Estos juicios, entre muchos otros similares, tienen la virtud de que no relegan la literatura de humor a una especie de “Primera B” como existe en el fútbol. Esto sucedió hasta cierto momento con los libros de Roberto Fontanarrosa, hasta que “la Academia” (no el Racing Club) comenzó ubicarlos entre la literatura pura y dura. Y también muchos de los estupendos cuentos de Isidoro Blaistein, cuya obra, inencontrable durante bastante tiempo en librerías, comenzará a ser reeditada próximamente por el nuevo sello Hugo Benjamín Editor (fundado por el antiguo luchador del gremio Hugo Levin): comenzará con La felicidad, su primer libro de cuentos.
Volviendo al libro que nos ocupa, diré que mi padre, que había cruzado tres veces los océanos emigrando de su Odessa natal a la Argentina con su madre, tenía justificados reparos a viajar. Lo del triple recorrido en tercera clase requiere una explicación que no daré ahora porque sería muy extensa. Pero su inicial resistencia a viajar desapareció cuando empezó a asistir a congresos médicos en el extranjero, especialmente de Pediatría, su especialidad.
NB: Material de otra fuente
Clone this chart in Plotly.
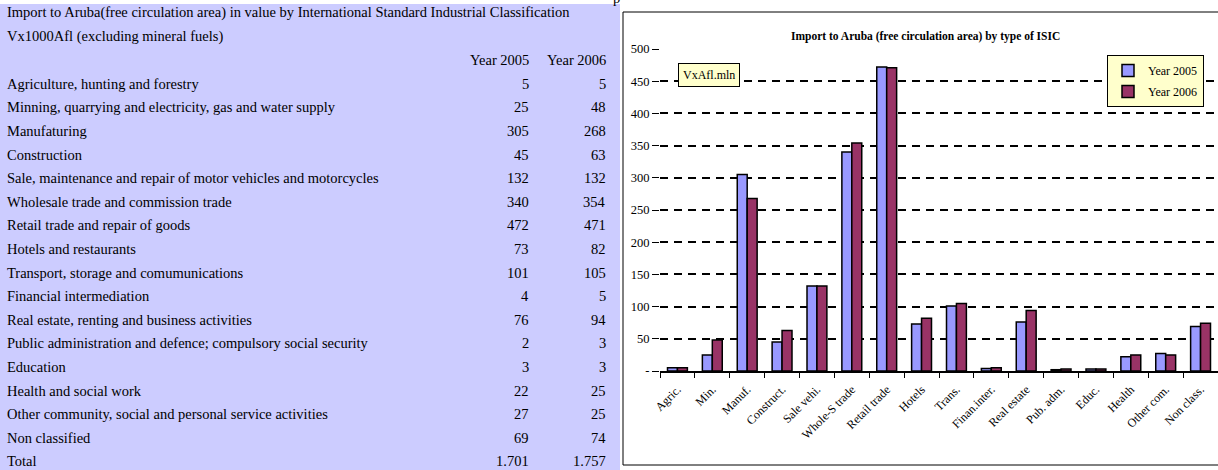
import plotly.graph_objects as go

W, H = 1218, 470
SERIF = "Liberation Serif"

# table data
table_title = [
    "Import to Aruba(free circulation area) in value by International Standard Industrial Classification",
    "Vx1000Afl (excluding mineral fuels)",
]
table_header = ["Year 2005", "Year 2006"]
sectors = [
    "Agriculture, hunting and forestry",
    "Minning, quarrying and electricity, gas and water supply",
    "Manufaturing",
    "Construction",
    "Sale, maintenance and repair of motor vehicles and motorcycles",
    "Wholesale trade and commission trade",
    "Retail trade and repair of goods",
    "Hotels and restaurants",
    "Transport, storage and comumunications",
    "Financial intermediation",
    "Real estate, renting and business activities",
    "Public administration and defence; compulsory social security",
    "Education",
    "Health and social work",
    "Other community, social and personal service activities",
    "Non classified",
]
total_label = "Total"
total_2005 = "1.701"
total_2006 = "1.757"

# chart data
short_labels = [
    "Agric.", "Min.", "Manuf.", "Construct.", "Sale vehi.", "Whole-S trade",
    "Retail trade", "Hotels", "Trans.", "Finan.inter.", "Real estate",
    "Pub. adm.", "Educ.", "Health", "Other com.", "Non class.",
]
year_2005 = [5, 25, 305, 45, 132, 340, 472, 73, 101, 4, 76, 2, 3, 22, 27, 69]
year_2006 = [5, 48, 268, 63, 132, 354, 471, 82, 105, 5, 94, 3, 3, 25, 25, 74]
y_tickvals = [0, 50, 100, 150, 200, 250, 300, 350, 400, 450, 500]
y_ticktext = ["-", "50", "100", "150", "200", "250", "300", "350", "400", "450", "500"]

chart_title = "Import to Aruba (free circulation area) by type of ISIC"
unit_label = "VxAfl.mln"
cut_text = "p"  # fragment of a line cut off above the table

LAVENDER = "#CCCCFF"
YELLOW = "#FFFFCC"
ROW_H = 23.6
TFONT = dict(family=SERIF, size=14.5, color="black")


def px_x(v):
    return v / W


def px_y(v):
    # pixel from top -> paper
    return (H - v) / H


fig = go.Figure()

# bars
fig.add_trace(go.Bar(
    x=short_labels, y=year_2005, name="Year 2005",
    marker=dict(color="#9999FF", line=dict(color="black", width=1.5)),
    legendgroup="a",
))
fig.add_trace(go.Bar(
    x=short_labels, y=year_2006, name="Year 2006",
    marker=dict(color="#993366", line=dict(color="black", width=1.5)),
    legendgroup="b",
))

# left table as text cells
annotations = []


def cell(text, x, row, anchor):
    annotations.append(dict(
        x=px_x(x), y=px_y(13 + row * ROW_H), xref="paper", yref="paper",
        xanchor=anchor, yanchor="middle", showarrow=False, text=text,
        font=TFONT,
    ))


for i, line in enumerate(table_title):
    cell(line, 5, i, "left")
cell(table_header[0], 531, 2, "right")
cell(table_header[1], 608, 2, "right")

rows = list(zip(sectors, year_2005, year_2006)) + [(total_label, total_2005, total_2006)]
for i, (lab, a, b) in enumerate(rows):
    r = 3 + i
    cell(lab, 5, r, "left")
    cell(str(a), 531, r, "right")
    cell(str(b), 608, r, "right")

annotations.append(dict(
    x=px_x(616), y=px_y(-2), xref="paper", yref="paper",
    xanchor="center", yanchor="middle", showarrow=False, text=cut_text,
    font=TFONT,
))
annotations.append(dict(
    x=px_x(925), y=px_y(36), xref="paper", yref="paper",
    xanchor="center", yanchor="middle", showarrow=False,
    text=f"<b>{chart_title}</b>",
    font=dict(family=SERIF, size=11.5, color="black"),
))
annotations.append(dict(
    x=px_x(709), y=px_y(75), xref="paper", yref="paper",
    xanchor="center", yanchor="middle", showarrow=False, text=unit_label,
    font=dict(family=SERIF, size=12, color="black"),
    bgcolor=YELLOW, bordercolor="black", borderwidth=1, borderpad=4,
))

shapes = [
    dict(type="rect", xref="paper", yref="paper", layer="below",
         x0=0, x1=px_x(620), y0=0, y1=px_y(4),
         fillcolor=LAVENDER, line=dict(width=0)),
    dict(type="rect", xref="paper", yref="paper", layer="below",
         x0=px_x(623), x1=px_x(1225), y0=px_y(465), y1=px_y(12),
         fillcolor="white", line=dict(color="black", width=1)),
]

fig.update_layout(
    width=W, height=H,
    margin=dict(l=0, r=0, t=0, b=0, autoexpand=False),
    paper_bgcolor="white",
    plot_bgcolor=YELLOW,
    barmode="group",
    bargap=0.43,
    bargroupgap=0,
    font=dict(family=SERIF, color="black"),
    annotations=annotations,
    shapes=shapes,
    legend=dict(
        x=px_x(1204), y=px_y(55), xanchor="right", yanchor="top",
        bgcolor=YELLOW, bordercolor="black", borderwidth=1,
        font=dict(family=SERIF, size=12, color="black"),
        traceorder="grouped", tracegroupgap=2, itemwidth=30,
    ),
    xaxis=dict(
        domain=[px_x(660), 1.0],
        tickangle=-45,
        tickson="boundaries",
        ticks="outside", ticklen=5, tickcolor="black",
        ticklabelstandoff=5,
        showline=True, linecolor="black", linewidth=1.5,
        tickfont=dict(family=SERIF, size=12, color="black"),
        showgrid=False,
    ),
    yaxis=dict(
        domain=[px_y(371), px_y(49)],
        range=[0, 500],
        tickvals=y_tickvals, ticktext=y_ticktext,
        ticks="outside", ticklen=7, tickcolor="black",
        showline=False,
        gridcolor="black", gridwidth=1.5, griddash="8px,6px",
        zeroline=False,
        tickfont=dict(family=SERIF, size=12.5, color="black"),
    ),
)

# page body has a default 8px margin; drop it so the figure fills the window
fig.write_html(
    "out.html",
    config={"displayModeBar": False},
    post_script="document.body.style.margin='0px';",
)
Esto viene a cuento de que la novela a la que me refiero versa sobre los congresos internacionales o locales de Literatura, que convocan a escritores y profesores de diversas nacionalidades. Ellos, por unos días, y con todos los gastos pagos por los organizadores, conviven, leen ponencias y escuchan muchas otras y se aburren o se divierten y viven breves aventuras eróticas. En muchos casos, la misma ponencia es leída en diversas reuniones similares, en la confianza de que los oyentes no se repetirán o habrán olvidado haber escuchado previamente esas palabras.
Sobre ese cañamazo del que sin duda tiene un conocimiento directo, Lodge teje una trama desopilante, llena de matices. No me resisto a citar un párrafo que tiene que ver con la comida en común en uno de esos encuentros, que se celebra en el derrengado edificio de una institución imaginaria.
“Para los veteranos de congresos celebrados en universidades provinciales británicas, estas eran incomodidades ya familiares y, hasta cierto punto, estoicamente aceptadas, como lo era el más que mediocre jerez servido en la recepción (una marca poco conocida, que parecía pregonar con exceso su origen español mediante la vistosa representación de una corrida de toros y una bailarina de flamenco en la etiqueta), y como lo era la cena que les esperaba después -sopa de tomate, rosbif y dos verduras, tarta de compota con crema- y en cada uno de cuyos ingredientes se había eliminado concienzudamente todo vestigio de sabor mediante una cocción a altas temperaturas”.
Para muestra, basta una comida. Porque la descripción satírica de cada momento de estos encuentros y de las características de los personajes (desde atildados profesores ingleses hasta la ponente italiana ferviente comunista) se extiende con felicidad durante las cuatrocientas veinte páginas que tiene el volumen en la colección de bolsillo “Compactos” de Anagrama.
Los eventuales lectores que, tentados (ojalá) por esta columna, se adentren en esta novela de Lodge, desarrollarán, no lo dudo, una sana adicción trasladable a sus demás libros.